Lorsqu’ils ont inscrit dans le traité de Maastricht les critères limitant le déficit public à 3 % du produit intérieur brut (PIB), et la dette publique à 60 % du PIB, les dirigeants européens se sont-ils fiés à une règle économique solide ? Pas vraiment. Selon la petite histoire, le seuil des 3 % a en effet été inventé en 1981 par trois hauts fonctionnaires français sur un coin de table. Le président François Mitterrand cherchait alors un chiffre simple à opposer aux ministres qui lui réclamaient des hausses de budgets.

Ce critère sera repris en 1992 comme règle de convergence économique des pays membres. Depuis, il ne cesse de diviser. Ceux qui le défendent affirment qu’il a le mérite d’instaurer une ligne de bonne conduite à respecter pour les gouvernements, leur évitant ainsi tout dérapage budgétaire.
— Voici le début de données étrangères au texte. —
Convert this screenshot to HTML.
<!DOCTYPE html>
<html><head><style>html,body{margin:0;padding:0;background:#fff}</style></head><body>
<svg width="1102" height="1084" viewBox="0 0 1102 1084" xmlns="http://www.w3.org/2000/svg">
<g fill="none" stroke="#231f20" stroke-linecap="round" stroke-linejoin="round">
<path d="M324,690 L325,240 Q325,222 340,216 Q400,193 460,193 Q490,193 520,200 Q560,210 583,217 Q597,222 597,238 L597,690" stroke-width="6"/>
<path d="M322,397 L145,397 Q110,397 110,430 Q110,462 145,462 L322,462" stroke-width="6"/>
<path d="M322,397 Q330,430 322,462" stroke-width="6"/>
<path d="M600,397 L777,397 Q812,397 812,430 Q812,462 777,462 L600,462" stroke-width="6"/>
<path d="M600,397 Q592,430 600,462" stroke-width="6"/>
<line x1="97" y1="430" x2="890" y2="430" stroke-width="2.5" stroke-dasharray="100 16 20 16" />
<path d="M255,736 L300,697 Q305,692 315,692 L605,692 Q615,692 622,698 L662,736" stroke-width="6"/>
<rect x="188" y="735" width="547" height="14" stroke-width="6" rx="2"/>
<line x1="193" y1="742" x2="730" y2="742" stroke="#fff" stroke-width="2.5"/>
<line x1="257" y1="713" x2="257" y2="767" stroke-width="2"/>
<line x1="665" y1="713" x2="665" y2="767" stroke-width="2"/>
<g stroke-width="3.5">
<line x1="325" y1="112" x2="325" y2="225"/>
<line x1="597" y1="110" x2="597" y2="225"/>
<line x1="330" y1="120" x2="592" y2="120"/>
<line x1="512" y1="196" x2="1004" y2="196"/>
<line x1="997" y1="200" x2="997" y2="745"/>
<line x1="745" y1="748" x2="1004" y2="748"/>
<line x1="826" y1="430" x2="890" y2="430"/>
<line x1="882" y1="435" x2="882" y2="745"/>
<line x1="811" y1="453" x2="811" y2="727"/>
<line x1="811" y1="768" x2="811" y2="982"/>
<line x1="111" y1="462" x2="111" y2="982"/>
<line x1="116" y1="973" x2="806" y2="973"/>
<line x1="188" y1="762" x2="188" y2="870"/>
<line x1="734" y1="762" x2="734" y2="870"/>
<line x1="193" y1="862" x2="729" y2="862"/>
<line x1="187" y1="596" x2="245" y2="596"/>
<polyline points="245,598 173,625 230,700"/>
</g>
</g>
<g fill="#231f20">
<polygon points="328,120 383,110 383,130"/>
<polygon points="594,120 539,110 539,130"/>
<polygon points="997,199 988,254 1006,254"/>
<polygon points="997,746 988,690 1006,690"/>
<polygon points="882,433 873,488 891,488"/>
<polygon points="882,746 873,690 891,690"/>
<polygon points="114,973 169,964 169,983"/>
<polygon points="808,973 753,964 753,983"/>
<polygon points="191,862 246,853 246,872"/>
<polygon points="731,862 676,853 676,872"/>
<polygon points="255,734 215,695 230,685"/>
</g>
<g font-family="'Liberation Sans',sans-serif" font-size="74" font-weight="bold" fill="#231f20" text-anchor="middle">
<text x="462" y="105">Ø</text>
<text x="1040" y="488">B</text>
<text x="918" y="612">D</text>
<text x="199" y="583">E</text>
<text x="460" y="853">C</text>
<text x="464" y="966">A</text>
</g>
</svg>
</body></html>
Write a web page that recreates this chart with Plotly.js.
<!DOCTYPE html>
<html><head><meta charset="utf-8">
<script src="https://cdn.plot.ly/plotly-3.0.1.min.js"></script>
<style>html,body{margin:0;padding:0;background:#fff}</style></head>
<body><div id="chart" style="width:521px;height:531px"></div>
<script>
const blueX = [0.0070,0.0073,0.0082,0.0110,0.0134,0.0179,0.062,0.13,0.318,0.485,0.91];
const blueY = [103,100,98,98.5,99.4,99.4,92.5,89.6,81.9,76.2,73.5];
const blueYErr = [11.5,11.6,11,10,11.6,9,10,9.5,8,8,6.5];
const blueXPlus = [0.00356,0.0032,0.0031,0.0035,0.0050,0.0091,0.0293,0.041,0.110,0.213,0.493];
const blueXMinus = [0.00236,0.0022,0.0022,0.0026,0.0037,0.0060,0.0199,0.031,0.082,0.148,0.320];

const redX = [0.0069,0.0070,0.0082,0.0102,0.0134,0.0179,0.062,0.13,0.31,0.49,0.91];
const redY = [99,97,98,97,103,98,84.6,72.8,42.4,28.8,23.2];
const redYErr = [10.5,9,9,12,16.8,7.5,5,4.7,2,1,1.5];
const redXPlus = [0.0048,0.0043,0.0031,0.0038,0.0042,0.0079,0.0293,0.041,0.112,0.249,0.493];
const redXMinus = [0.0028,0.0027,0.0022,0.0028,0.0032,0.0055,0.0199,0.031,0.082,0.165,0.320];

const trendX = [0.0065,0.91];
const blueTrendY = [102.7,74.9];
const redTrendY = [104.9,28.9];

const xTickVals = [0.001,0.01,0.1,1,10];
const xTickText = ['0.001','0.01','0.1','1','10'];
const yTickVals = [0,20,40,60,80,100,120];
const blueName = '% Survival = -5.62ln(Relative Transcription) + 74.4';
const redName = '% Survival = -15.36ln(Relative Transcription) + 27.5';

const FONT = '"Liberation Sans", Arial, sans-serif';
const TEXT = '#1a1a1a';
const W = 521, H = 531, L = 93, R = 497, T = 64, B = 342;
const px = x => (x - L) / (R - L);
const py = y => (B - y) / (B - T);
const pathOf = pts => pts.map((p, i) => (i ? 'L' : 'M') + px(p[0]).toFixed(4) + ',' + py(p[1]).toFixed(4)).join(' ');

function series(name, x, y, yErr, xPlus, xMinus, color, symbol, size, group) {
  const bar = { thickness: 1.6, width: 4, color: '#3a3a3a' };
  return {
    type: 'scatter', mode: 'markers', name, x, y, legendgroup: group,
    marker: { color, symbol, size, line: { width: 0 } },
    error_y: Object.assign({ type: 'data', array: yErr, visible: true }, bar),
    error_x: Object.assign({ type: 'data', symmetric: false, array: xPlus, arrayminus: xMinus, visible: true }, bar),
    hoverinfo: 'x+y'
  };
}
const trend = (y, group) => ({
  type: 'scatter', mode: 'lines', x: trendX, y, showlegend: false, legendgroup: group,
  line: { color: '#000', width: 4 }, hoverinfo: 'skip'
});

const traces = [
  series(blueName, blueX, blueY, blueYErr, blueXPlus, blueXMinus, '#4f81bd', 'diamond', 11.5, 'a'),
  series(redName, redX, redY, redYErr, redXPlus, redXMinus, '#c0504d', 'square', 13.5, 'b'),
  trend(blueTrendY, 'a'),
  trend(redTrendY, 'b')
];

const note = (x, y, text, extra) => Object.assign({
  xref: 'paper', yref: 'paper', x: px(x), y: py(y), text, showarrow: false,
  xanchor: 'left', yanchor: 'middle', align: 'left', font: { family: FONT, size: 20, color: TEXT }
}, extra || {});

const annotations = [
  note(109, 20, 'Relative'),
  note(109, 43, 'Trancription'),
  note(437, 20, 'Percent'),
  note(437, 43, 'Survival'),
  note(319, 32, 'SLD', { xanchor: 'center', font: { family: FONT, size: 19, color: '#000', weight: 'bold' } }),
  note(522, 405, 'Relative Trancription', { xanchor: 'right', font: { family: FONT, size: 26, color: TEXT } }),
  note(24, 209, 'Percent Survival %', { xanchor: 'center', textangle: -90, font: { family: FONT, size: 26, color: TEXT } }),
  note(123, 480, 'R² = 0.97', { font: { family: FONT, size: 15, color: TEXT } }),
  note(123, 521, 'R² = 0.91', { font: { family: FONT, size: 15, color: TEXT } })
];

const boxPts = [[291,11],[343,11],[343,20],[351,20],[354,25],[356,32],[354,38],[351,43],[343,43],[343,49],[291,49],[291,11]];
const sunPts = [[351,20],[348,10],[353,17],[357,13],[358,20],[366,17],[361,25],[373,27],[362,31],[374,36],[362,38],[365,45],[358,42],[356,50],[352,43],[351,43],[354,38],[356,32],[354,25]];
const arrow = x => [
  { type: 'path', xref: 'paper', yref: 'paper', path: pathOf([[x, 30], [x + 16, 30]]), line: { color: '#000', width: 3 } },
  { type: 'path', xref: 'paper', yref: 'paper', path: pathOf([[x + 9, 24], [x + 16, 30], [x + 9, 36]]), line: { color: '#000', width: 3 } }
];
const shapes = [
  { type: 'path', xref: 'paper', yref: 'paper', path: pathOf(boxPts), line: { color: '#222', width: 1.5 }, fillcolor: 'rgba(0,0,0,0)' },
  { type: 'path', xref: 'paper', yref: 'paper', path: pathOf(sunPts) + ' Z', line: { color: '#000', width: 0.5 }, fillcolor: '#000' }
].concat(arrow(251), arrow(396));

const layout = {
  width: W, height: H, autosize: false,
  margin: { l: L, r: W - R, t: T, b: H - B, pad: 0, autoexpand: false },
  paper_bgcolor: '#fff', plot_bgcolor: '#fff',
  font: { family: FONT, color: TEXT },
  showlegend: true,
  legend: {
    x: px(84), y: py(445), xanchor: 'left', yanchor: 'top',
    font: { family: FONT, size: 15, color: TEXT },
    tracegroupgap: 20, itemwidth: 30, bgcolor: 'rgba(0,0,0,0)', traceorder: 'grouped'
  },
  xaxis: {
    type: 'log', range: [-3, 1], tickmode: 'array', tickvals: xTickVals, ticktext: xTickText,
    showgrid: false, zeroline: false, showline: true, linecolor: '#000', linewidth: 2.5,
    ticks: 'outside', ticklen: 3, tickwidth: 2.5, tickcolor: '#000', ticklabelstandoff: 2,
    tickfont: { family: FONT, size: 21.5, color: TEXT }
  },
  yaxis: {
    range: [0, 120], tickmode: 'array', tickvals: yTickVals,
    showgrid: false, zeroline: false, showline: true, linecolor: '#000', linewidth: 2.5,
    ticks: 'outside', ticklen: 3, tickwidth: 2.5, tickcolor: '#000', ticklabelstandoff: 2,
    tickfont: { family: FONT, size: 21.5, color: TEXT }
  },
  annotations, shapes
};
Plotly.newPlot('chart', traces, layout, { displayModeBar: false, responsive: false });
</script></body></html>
Ces détracteurs lui reprochent l’usage dogmatique qu’il en est parfois fait à Bruxelles, et son manque de finesse : il ne fait pas la différence entre le « bon » et le « mauvais » déficit. Le premier correspond aux dépenses d’avenir permettant de favoriser la croissance future (certes pas toujours faciles à identifier), tandis que le second correspond à une augmentation injustifiée des dépenses de fonctionnement.

Le seuil des 60 % du PIB pour l’endettement public est tout aussi arbitraire. En effet, il ne présage en rien de la soutenabilité d’une dette, qui dépend de critères bien plus complexes, tels que la vigueur de la croissance, le niveau des taux d’intérêt, la durée des obligations émises, la nationalité de ceux qui les détiennent ou encore la crédibilité du gouvernement. A plus de 240 % du PIB, la dette souveraine du Japon n’inquiète ainsi personne. Mais en 2002, l’Argentine a fait défaut sur la sienne alors qu’elle dépassait « à peine » les 150 % de son PIB.